Need proof that Artificial Intelligence is not going to enslave the human race? Just take a look at the bizarre April Fool’s pranks it creates…
April Fool’s Day is here - otherwise known as the day every company proves they absolutely do not have a sense of humour. Whether it’s a shoulder shrugging fake campaign of pointlessness, or something I’d actually want in my life right now (Uber, take note), none of it is really that funny.
And technology companies are the worst - primarily because tech bloggers are quick to flock around each prank released and report on them as if they’re hilarious (when, let’s be honest, they’re not). Yes, it may be true that my dry sense of humour doesn’t really gel with the corporate comedy of this day, but it can’t just be me…
So, how do I find something funny on this strange of days? Simple - I turn my attention to neural networks. You may remember I wrote about Janelle’s strange work with Artificial Intelligence before. Now, she’s applied the weirdness to April Fool’s pranks.
Feeding only 132 entries into special-purpose neural net, it learned individual words and phrasing from the dataset - but rearranged them into new combinations, making pranks that you will never expect or understand…
- Place a pair of pants and shoes in your ice dispenser.
- Put marbles in the refrigerator.
- A meat and mashed potato sundae makes for quite the hand soap dispenser.
- Put a glow stick in a toilet paper into the toe of your kid’s shoes.
- Conference call two people then, when, when your kid asks what it is, say “Dinner.”
- Try using old clothes to pee.
- Glue all the eggs in the hubcaps of someone’s computer.
- Put marbles in the hand soap dispenser.
- Put food coloring in the mailbox.
- Take the door knob off your kid’s shoes.
- Hide an alarm clock in someone’s keyboard who isn’t a very good typist.
- Hide all of the entrance to your office building if it only has one entrance.
- Putting googly eyes on someone’s computer mouse so that it won’t work.
- If you rip up a toilet paper roll, then leave them a ransom note.
- Serve up a glass of juice in the fridge!
- Place a pair of pants and shoes in Easter egg foils.
- Rearrange somebody while pretending to pee.
“This time, I tried to get a neural network to generate more ideas for April Fools pranks.

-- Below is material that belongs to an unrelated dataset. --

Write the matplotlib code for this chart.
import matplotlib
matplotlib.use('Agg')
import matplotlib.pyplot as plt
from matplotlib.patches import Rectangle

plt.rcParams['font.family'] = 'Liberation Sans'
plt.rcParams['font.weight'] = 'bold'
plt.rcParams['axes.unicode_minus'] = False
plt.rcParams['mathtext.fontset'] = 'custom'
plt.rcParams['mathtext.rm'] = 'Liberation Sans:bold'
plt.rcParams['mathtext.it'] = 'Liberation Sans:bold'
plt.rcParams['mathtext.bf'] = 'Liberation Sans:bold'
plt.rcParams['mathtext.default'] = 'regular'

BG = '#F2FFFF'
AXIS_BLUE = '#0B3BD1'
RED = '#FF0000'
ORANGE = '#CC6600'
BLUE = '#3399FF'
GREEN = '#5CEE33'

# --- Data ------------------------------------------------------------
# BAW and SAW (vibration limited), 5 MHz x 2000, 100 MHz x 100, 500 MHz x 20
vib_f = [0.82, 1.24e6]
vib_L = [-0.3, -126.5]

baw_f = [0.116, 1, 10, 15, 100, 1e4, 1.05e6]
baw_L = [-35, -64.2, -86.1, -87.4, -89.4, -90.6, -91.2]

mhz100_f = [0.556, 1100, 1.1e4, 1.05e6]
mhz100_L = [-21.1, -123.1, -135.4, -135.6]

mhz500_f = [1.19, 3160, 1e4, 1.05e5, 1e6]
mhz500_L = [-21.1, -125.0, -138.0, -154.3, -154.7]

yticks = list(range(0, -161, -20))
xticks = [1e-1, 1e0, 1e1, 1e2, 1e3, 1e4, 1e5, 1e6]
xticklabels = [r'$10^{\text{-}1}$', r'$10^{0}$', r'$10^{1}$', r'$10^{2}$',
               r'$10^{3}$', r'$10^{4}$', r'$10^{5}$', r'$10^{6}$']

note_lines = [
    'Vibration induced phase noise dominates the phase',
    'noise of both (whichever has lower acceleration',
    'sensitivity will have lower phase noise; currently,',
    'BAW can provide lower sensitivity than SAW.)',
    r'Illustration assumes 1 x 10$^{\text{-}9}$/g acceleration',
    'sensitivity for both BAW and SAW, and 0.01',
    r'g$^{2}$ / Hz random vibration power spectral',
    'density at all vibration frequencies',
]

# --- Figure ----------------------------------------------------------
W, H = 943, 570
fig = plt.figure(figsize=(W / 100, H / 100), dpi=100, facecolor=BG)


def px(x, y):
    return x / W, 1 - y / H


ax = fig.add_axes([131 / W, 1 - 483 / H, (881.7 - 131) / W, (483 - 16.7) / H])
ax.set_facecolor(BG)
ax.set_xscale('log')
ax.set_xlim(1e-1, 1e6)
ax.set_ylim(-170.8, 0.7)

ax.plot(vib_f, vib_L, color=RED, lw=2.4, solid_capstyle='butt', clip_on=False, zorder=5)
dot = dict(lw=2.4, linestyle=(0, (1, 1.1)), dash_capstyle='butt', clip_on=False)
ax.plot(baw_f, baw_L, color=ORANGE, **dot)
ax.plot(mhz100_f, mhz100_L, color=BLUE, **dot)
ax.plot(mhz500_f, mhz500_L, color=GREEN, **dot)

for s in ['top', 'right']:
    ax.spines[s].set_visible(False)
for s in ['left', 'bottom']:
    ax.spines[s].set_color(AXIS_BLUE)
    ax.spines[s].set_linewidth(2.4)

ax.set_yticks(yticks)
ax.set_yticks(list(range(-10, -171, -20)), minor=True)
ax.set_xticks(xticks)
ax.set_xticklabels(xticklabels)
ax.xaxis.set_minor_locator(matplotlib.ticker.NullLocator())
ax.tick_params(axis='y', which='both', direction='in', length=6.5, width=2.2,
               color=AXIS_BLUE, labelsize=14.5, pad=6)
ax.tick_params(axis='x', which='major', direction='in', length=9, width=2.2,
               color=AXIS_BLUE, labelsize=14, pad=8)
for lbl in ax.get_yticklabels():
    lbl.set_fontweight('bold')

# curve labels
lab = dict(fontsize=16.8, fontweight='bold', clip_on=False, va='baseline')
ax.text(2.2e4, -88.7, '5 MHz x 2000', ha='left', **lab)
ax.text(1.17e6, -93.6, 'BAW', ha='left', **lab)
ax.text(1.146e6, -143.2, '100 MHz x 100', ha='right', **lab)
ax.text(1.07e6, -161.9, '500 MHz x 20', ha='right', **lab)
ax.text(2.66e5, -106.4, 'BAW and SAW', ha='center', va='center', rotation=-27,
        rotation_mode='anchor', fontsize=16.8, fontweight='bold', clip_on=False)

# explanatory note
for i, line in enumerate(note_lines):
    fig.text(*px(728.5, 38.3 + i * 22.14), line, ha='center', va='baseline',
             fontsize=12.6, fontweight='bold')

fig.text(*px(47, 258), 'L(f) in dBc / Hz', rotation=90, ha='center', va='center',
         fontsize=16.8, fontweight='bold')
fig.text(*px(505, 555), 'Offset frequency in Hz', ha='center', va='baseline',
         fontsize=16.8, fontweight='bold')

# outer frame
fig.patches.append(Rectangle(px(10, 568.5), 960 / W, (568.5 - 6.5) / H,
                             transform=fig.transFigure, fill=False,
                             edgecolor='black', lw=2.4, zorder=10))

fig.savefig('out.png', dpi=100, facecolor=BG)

They will never see these coming, that's for sure.” Janelle said in an email. She also sent us some other results she received, but didn’t pop in her blog.

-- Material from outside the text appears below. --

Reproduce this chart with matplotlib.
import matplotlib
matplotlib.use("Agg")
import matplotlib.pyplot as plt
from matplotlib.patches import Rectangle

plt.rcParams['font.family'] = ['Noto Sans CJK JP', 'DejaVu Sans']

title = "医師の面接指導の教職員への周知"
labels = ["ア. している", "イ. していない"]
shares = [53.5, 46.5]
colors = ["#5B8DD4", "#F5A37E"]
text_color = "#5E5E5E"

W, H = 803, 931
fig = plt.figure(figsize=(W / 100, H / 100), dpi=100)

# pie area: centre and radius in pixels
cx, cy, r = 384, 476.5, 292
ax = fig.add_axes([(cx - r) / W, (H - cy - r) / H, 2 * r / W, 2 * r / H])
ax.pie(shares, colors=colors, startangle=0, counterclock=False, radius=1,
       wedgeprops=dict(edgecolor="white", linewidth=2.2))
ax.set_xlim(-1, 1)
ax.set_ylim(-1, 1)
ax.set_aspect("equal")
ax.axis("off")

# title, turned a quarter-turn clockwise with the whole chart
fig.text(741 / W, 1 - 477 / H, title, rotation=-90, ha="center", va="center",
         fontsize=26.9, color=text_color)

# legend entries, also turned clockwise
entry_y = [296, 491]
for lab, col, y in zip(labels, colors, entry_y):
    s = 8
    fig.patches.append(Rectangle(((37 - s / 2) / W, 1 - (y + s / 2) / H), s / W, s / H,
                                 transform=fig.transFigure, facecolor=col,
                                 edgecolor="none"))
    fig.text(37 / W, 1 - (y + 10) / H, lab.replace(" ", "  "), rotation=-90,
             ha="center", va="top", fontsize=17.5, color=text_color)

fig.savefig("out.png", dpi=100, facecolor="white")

Get ready, Earth. The robots are coming to perform downright weird acts of mischief…
- Leave cagtet in the backyard.
- Crap grapes in Easter egg foils.
- Paint a bestrise in the desktop.
- Hide an alarm clock in someone’s computer.
- Glue the headset of someone’s car so it will pop when they start their car.
- Put marbles in the hay to a co-worker’s Outlook calendar.
- Tape magnets to the bottom of a cup, put it on the roof of your kid’s shoes.
- Block the spout of your kid’s shoes.
- Hide an alarm clock in someone’s car so it will pop when they start their car.
- Rearrange someone’s computer mouse so that it won’t work.
- Leave the door open.
- Hide scented air fresheners and set it for 3:00 a.m.
- Switch the Push and Pups signs on a car in the fridge!
- Pour vegetable oil on the exhaust of someone’s car so it will smopp.
- Put jelly beans in your kid's’s car. Switch the handles on the kitchen sink into the “on” position.
- Add food coloring to the windshield washer fluid of someone’s computer mouse so that it won’t work.
- Use a face-swap app to make this unusual glass of milk.
- Pour vegetable oil on the exhaust of someone’s car so it will pop when they start the handles on the refrigerator.
- Hide all of the entrance toe of your kid’s bowl, then leave the door open.
- Switch the handles on the food in your refrigerator.
- Hide scented air fresheners all over someone’s car so it will pop when they start their car.
- Put jelly beans in your icey on someone’s computer.
- Place a ‘house for sale’ ad in the newspaper for someone’s car.
- Pour vegetable oil on the exhaust of someone’s bedroom and set it for 3:00 a.m.